Yargı sacayağı gibidir deriz, okulda ilk öğrendiğimiz ilkedir o.
İddia, savunma, karar. Her üç makam da işini geleceğinden kaygısız, layığı ile yapmalıdır.
YARGI BAĞIMSIZLIĞI işte bu nedenle anayasal koruma altındadır.
İddia ve savunma taraftır, bir tarafın hakkını hukuk içinde arar.
Yargıç ise karar verendir, tarafsızdır, işin aslı, özü budur, o nedenle tarafsızlık anayasaya yazılmasa da zorunlu bir niteliğidir işin, yazılması fuzulidir, yazılıp bağımsızlığına el atılıyor, taraf tutmaya zorlanıyorsa siyaset tarafından anayasaya tarafsız ibaresi ekliyoruz diye övünmek abesle iştigalin ta kendisidir.

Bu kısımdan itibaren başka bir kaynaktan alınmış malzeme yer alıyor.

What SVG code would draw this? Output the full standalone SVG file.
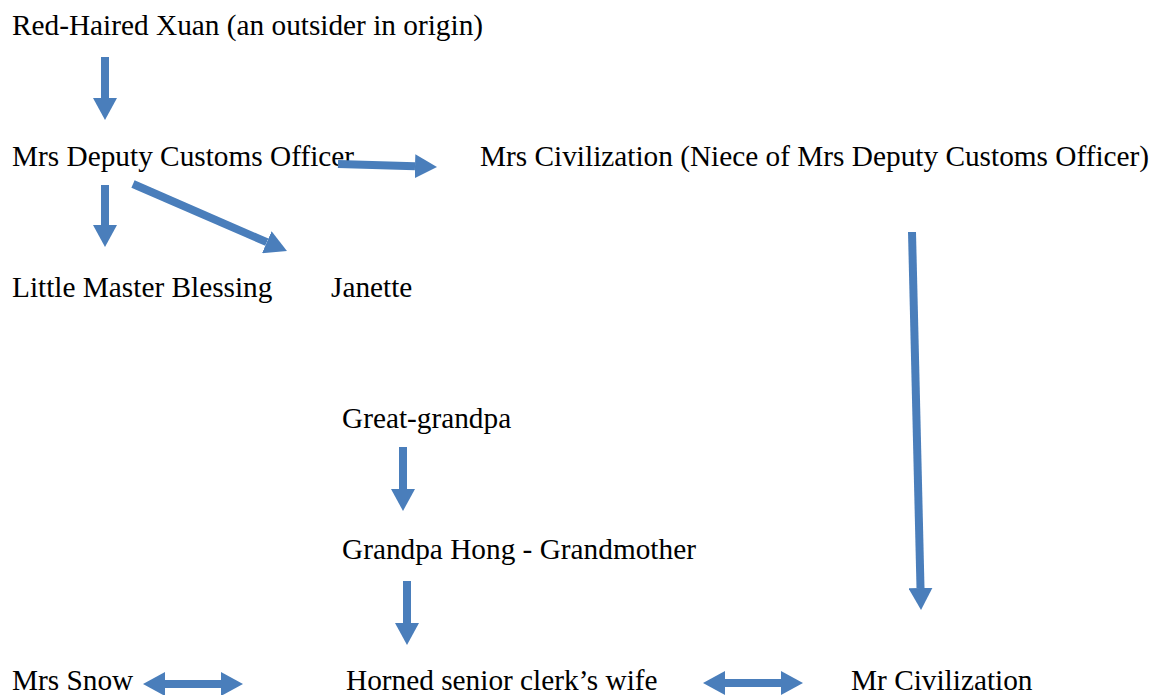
<svg xmlns="http://www.w3.org/2000/svg" width="1157" height="695" viewBox="0 0 1157 695">
<style>
text{font-family:"Liberation Serif","Times New Roman",serif;font-size:29.3px;fill:#000}
.c{stroke:#4a7ebb;stroke-width:8;fill:none}
</style>
<defs>
<marker id="ah" markerUnits="userSpaceOnUse" markerWidth="22" markerHeight="24" viewBox="0 0 22 24" refX="0" refY="12" orient="auto-start-reverse"><path d="M0,0 L22,12 L0,24 z" fill="#4a7ebb"/></marker>
</defs>
<rect width="1157" height="695" fill="#fff"/>
<g id="n-xuan"><text x="12" y="34.5">Red-Haired Xuan (an outsider in origin)</text></g>
<g id="n-deputy"><text x="12" y="165.5">Mrs Deputy Customs Officer</text></g>
<g id="n-civ"><text x="480" y="165.5">Mrs Civilization (Niece of Mrs Deputy Customs Officer)</text></g>
<g id="n-blessing"><text x="12" y="296.5">Little Master Blessing</text></g>
<g id="n-janette"><text x="331" y="296.5">Janette</text></g>
<g id="n-great"><text x="342" y="427.5">Great-grandpa</text></g>
<g id="n-hong"><text x="342" y="558.5">Grandpa Hong - Grandmother</text></g>
<g id="n-snow"><text x="12" y="689.5">Mrs Snow</text></g>
<g id="n-horned"><text x="346" y="689.5">Horned senior clerk’s wife</text></g>
<g id="n-mrciv"><text x="851" y="689.5">Mr Civilization</text></g>
<g id="connectors">
<line class="c" x1="105" y1="57" x2="105" y2="98" marker-end="url(#ah)"/>
<line class="c" x1="338" y1="164" x2="415" y2="166.3" marker-end="url(#ah)"/>
<line class="c" x1="105" y1="185" x2="105" y2="225" marker-end="url(#ah)"/>
<line class="c" x1="133" y1="184" x2="266.8" y2="242.2" marker-end="url(#ah)"/>
<line class="c" x1="912" y1="232" x2="920.5" y2="588" marker-end="url(#ah)"/>
<line class="c" x1="403" y1="447" x2="403" y2="489" marker-end="url(#ah)"/>
<line class="c" x1="407" y1="581" x2="407" y2="623" marker-end="url(#ah)"/>
<line class="c" x1="165" y1="684" x2="221" y2="684" marker-start="url(#ah)" marker-end="url(#ah)"/>
<line class="c" x1="725" y1="683" x2="781" y2="683" marker-start="url(#ah)" marker-end="url(#ah)"/>
</g>
</svg>
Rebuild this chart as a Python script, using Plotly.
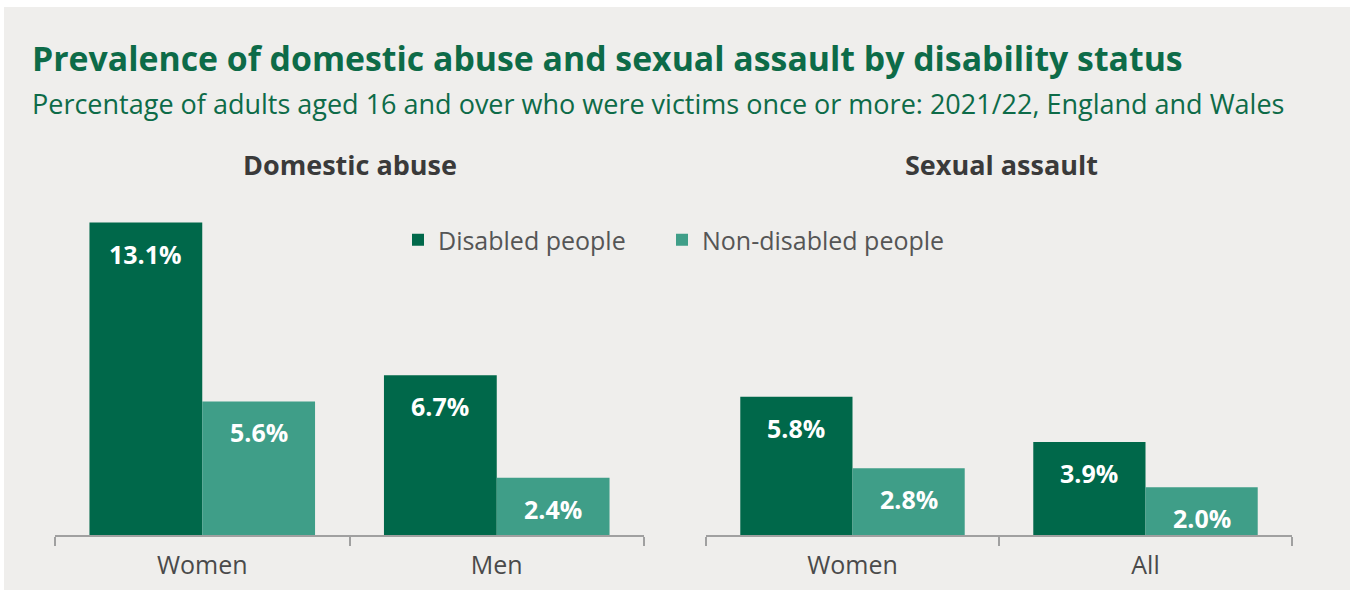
import plotly.graph_objects as go

# Survey figures, % of adults aged 16+ who were victims once or more (2021/22)
domestic_categories = ["Women", "Men"]
domestic_disabled = [13.1, 6.7]
domestic_non_disabled = [5.6, 2.4]

sexual_categories = ["Women", "All"]
sexual_disabled = [5.8, 3.9]
sexual_non_disabled = [2.8, 2.0]

series_names = ["Disabled people", "Non-disabled people"]
panel_titles = ["Domestic abuse", "Sexual assault"]

title_text = "Prevalence of domestic abuse and sexual assault by disability status"
subtitle_text = ("Percentage of adults aged 16 and over who were victims once or more: "
                 "2021/22, England and Wales")

W, H = 1354, 590
DARK = "#00684a"
LIGHT = "#3f9e88"
BG = "#efeeec"
TITLE_GREEN = "#0d6b48"
GREY_TEXT = "#4a4a4a"
FONT = "Open Sans"

fig = go.Figure()

panels = [
    ("x", "y", domestic_categories, domestic_disabled, domestic_non_disabled, True),
    ("x2", "y2", sexual_categories, sexual_disabled, sexual_non_disabled, False),
]
for xa, ya, cats, dis, nondis, show in panels:
    fig.add_trace(go.Bar(x=cats, y=dis, name=series_names[0], marker_color=DARK,
                         marker_line_width=0, xaxis=xa, yaxis=ya, showlegend=show,
                         legend="legend", hoverinfo="skip"))
    fig.add_trace(go.Bar(x=cats, y=nondis, name=series_names[1], marker_color=LIGHT,
                         marker_line_width=0, xaxis=xa, yaxis=ya, showlegend=show,
                         legend="legend2", hoverinfo="skip"))

# value labels just inside the top of each bar
BAR_PX = 113
for xa, ya, cats, dis, nondis, _ in panels:
    for vals, shift in ((dis, -BAR_PX / 2), (nondis, BAR_PX / 2)):
        for c, v in zip(cats, vals):
            fig.add_annotation(x=c, y=v, xref=xa, yref=ya, text=f"<b>{v:.1f}%</b>",
                               showarrow=False, yanchor="top", yshift=-12, xshift=shift,
                               font=dict(family=FONT, size=25, color="white"))

# background panel
fig.add_shape(type="rect", xref="paper", yref="paper",
              x0=4 / W, x1=1350 / W, y0=0, y1=1 - 7 / H,
              fillcolor=BG, line_width=0, layer="below")

def px_x(p):
    return p / W

def px_y(p):
    return 1 - p / H

# titles
fig.add_annotation(xref="paper", yref="paper", x=px_x(30), y=px_y(58), xanchor="left",
                   yanchor="middle", showarrow=False, text=f"<b>{title_text}</b>",
                   font=dict(family=FONT, size=33.8, color=TITLE_GREEN))
fig.add_annotation(xref="paper", yref="paper", x=px_x(30), y=px_y(103), xanchor="left",
                   yanchor="middle", showarrow=False, text=subtitle_text,
                   font=dict(family=FONT, size=27, color=TITLE_GREEN))
for cx, t in zip((350, 1001), panel_titles):
    fig.add_annotation(xref="paper", yref="paper", x=px_x(cx), y=px_y(165), xanchor="center",
                       yanchor="middle", showarrow=False, text=f"<b>{t}</b>",
                       font=dict(family=FONT, size=27, color="#3a3a3a"))

y_bottom = px_y(535)
y_top = px_y(535 - 14 * 23.85)
axis_common = dict(type="category", range=[-0.5, 1.5], showgrid=False, zeroline=False,
                   showline=True, linecolor="#a0a0a0", linewidth=1.5,
                   ticks="outside", tickson="boundaries", ticklen=9, tickwidth=1.5,
                   tickcolor="#a0a0a0", ticklabelstandoff=7, automargin=False,
                   tickfont=dict(family=FONT, size=25, color=GREY_TEXT), fixedrange=True)
yaxis_common = dict(range=[0, 14], visible=False, showgrid=False, zeroline=False,
                    domain=[y_bottom, y_top], fixedrange=True)

legend_common = dict(orientation="h", y=px_y(240), xanchor="left", yanchor="middle",
                     bgcolor="rgba(0,0,0,0)",
                     font=dict(family=FONT, size=25, color="#555555"))

fig.update_layout(
    width=W, height=H,
    margin=dict(l=0, r=0, t=0, b=0),
    paper_bgcolor="white", plot_bgcolor="rgba(0,0,0,0)",
    barmode="group", bargap=0.234, bargroupgap=0,
    xaxis=dict(domain=[px_x(55), px_x(644)], anchor="y", **axis_common),
    xaxis2=dict(domain=[px_x(706), px_x(1292)], anchor="y2", **axis_common),
    yaxis=dict(anchor="x", **yaxis_common),
    yaxis2=dict(anchor="x2", **yaxis_common),
    legend=dict(x=px_x(398), **legend_common),
    legend2=dict(x=px_x(662), **legend_common),
    showlegend=True,
)

fig.write_html("out.html")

Bu ülkede bir ilin Cumhuriyet Başsavcısı "naklen" derdest edildi makam odasında... Sustu ve korktu halk.
Sürgün edildi insanlar "kumpas davalar" kuran tarikat ehlince... O insanlara zırhlı araçlar verip, "bu davaların savcısıyım" dedi siyasi iktidar...
Sonra "Aldandım" dedi... "Milletim beni affetsin!" dedi.
Allah Allah! Biz yıllardır söylüyoruz, bu nasıl aldanma dedik... Yargıdan geçmeden bir af olamaz dedik... Bizi dinleyen olmadı... Korkmuştu halk...
Şimdi... Elbet devlet tarikattan ayıklanmalı da... Devletin bir tarikatı içinden ayıklayıp, ötekilere göz kırpmadığından, yargının yer, yetki teminatlı dokunulmazlığını hiçe saymadığından emin olabilmeli halk.
Oysa öyle olmuyor...Olması için çabalayan hukuk insanlarına rağmen olmuyor... Çünkü siyaset hepsi birden olmak istiyor tüm güçlerin, hepsi birden olunca o sistemin adına "dikta" dendiğini de biliyor tüm dünyada.
Yargı içine sızan, üstelik fakülteyi kazanırken çalınmış sorularla ön alması sağlanan, mesleğe kabulde referansı o tarikat olanlara öncelik sağlayan, tüm köşeleri tutup yasaları tarikata yarayışlı tasarılar ile dizayn etmelerini sağlayan her bir sahte hâkim ve savcı elbet ayıklanmalı.
Yolu, yöntemi yasasında yazılı usul ile...
Her gün canından can harcayıp işini yapmaya çalışanların sırtına binen iş yükü o ayıklanan müritçiklerin kapladıkları yerdeki dosyalar da eklendiğinden on kata çıktı... O insanlar artık çıktıkları kürsü, kullandıkları yetki yasalara bağlı ve güvenceli olsun, siyasetin gölgesi düşmesin ister haklarında hüküm kuran idari makamlara...
Neyse...
Kutlanır mı, kutlarsam mutlu olur mu arkadaşlarım diye düşündüm önce...
Sonra ne düşünüyorsun diyen sanal dünyaya yine "HİÇ!" dedim...
Bugünlerde halimiz hep böyle...
Kutlanacak ne kaldı ki demeden... Hukuk ülkesi olacağımıza ilişkin umudumuz, onların varlığı ve emeği ile bu umudun gerçekleşeceğine inancımız ile...
Sayfa arkadaşım olan tüm avukatların 5 Nisan Avukatlar gününü kutluyorum.
Gebze, 4.4.2017. Ünsal Çankaya.
(4.4.2018 tarihinde not): Hiç!
Hiçbir şey değişmedi iyiye doğru.
Bu yıl da böyle... Değişen Anayasamızda yazılı olan hukuk ülkesi olduğumuz bilgimizin rivayete doğru evrilmesi, iyice...
Kutlu olsun yine de...Umudunu yitirmeyen, hukuk diyen, adalet diyen herkese ve dilden değil yürekten dileyenlere. Bir gün gerçekleşmesi ümidimizle.